あるじなしとてはるなわすれそ
今住んでいる所は一軒家なのだが、実効支配的に母の生家に1人で住んでいるだけで、僕はこの家の歴史を半分以上知らない。
暇な日にいろんな引き出しを開けて見たりしていると、母が祖母(母の母)と祖父(母の父)と叔父(母の弟)が4人で暮らしていたときの証拠がぽろぽろと出てくる。僕が生まれる前のこの家の人生が出てくるのだ。
叔父さんが京都で大学生だったときの学生証。
祖父が勤め先で貰ったトロフィー。
祖母が園長先生だったときに園庭で撮った集合写真。
母が自分の部屋に飾ったねこやくまの人形たち。
そうやって残っているこの家の生活というものを、僕はほとんど見たことがないのだ。
今は僕がひとりで住んでいるこの家の全盛期というものを知らないで暮らしているのだ。
なんだかそれがさみしいし、この家もきっとそれをさみしいと思っているだろうな。
この家からあるじが去ってもう何年目だろうか。

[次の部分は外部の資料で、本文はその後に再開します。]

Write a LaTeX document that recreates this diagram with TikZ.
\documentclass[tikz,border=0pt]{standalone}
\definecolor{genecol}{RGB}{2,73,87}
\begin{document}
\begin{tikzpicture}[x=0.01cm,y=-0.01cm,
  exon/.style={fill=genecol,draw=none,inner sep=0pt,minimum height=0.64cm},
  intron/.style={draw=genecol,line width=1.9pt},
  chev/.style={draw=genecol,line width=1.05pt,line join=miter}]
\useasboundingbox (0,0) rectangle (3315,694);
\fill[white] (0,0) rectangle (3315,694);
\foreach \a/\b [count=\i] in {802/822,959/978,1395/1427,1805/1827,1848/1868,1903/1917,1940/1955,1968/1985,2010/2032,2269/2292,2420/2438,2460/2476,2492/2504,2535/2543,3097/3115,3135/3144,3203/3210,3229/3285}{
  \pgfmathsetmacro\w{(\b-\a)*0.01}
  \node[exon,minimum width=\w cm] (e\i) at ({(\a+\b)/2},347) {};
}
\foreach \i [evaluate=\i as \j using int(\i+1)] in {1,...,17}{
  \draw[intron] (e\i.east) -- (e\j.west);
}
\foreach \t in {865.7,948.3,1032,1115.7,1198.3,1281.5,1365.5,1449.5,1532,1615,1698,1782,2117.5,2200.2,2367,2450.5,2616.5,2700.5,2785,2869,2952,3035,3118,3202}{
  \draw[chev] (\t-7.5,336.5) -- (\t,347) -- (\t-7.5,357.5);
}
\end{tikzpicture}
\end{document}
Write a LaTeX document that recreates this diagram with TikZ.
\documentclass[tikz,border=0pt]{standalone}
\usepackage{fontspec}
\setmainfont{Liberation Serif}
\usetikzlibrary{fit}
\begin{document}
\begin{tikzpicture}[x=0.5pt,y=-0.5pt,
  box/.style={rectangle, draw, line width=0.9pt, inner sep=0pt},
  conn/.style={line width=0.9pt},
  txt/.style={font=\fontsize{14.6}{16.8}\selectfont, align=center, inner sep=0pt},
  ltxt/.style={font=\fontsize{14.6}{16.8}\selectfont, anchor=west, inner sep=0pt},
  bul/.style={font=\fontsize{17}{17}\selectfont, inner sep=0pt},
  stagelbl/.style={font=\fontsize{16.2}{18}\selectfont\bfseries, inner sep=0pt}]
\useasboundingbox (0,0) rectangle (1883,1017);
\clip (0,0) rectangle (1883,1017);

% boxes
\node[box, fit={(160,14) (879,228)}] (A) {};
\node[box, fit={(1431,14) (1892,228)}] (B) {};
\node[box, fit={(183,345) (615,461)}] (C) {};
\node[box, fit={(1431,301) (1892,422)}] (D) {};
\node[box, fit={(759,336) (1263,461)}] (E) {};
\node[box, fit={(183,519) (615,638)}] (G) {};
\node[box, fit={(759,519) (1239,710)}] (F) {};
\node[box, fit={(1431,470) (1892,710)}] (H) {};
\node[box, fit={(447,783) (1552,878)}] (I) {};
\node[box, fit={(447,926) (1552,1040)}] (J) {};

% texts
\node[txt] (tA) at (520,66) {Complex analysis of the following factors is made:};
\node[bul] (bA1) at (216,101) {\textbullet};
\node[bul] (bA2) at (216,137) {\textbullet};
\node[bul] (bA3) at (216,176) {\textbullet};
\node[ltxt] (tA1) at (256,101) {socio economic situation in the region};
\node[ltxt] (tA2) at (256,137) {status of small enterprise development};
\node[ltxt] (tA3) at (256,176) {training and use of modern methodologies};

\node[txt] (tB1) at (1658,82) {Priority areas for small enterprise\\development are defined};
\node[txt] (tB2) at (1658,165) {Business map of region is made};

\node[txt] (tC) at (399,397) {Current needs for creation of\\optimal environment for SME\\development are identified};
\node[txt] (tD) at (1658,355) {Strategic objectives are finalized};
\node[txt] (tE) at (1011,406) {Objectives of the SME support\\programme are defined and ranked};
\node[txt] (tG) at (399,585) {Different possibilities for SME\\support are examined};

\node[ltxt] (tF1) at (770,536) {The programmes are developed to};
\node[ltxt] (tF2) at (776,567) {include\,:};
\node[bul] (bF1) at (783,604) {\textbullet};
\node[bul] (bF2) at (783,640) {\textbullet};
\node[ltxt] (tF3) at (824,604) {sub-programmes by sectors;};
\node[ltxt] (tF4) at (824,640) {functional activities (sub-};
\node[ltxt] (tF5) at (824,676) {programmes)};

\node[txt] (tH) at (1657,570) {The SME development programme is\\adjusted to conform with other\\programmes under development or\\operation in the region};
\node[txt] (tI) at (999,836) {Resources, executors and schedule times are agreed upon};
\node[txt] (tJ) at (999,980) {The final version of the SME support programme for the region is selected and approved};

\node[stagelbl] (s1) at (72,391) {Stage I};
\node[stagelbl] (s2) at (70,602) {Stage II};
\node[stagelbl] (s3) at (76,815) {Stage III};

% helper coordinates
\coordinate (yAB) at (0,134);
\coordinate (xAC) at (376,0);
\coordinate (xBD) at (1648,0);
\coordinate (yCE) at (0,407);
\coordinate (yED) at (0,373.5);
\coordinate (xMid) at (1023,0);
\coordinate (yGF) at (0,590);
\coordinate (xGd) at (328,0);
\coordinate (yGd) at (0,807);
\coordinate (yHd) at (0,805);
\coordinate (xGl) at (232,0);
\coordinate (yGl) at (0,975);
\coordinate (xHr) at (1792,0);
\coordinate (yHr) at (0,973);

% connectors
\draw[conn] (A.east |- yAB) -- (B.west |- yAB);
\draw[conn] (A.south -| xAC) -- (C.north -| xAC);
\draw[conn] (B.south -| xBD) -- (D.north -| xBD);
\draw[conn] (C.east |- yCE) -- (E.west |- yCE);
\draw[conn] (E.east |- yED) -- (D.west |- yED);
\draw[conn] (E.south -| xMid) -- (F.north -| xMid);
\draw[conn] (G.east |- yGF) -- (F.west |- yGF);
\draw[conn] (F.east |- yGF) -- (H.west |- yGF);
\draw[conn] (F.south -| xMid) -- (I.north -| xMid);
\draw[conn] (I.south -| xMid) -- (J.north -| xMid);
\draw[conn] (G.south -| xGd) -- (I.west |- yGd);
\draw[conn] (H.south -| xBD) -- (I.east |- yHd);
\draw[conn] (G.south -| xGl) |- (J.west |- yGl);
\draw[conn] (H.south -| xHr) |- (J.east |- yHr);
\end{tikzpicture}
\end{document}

この春こそ、ここで春を忘れずにずっと居たものを見つけたいのだ。
玄関先にあるあの木だろうか。それとも裏庭にある鉢のどれかだろうか。
自分なりにそれを見つけて、これだと決めつけて、この家にそれを「これでしょ!」って言いたい。
もうすぐ春なので目ざとく見ています。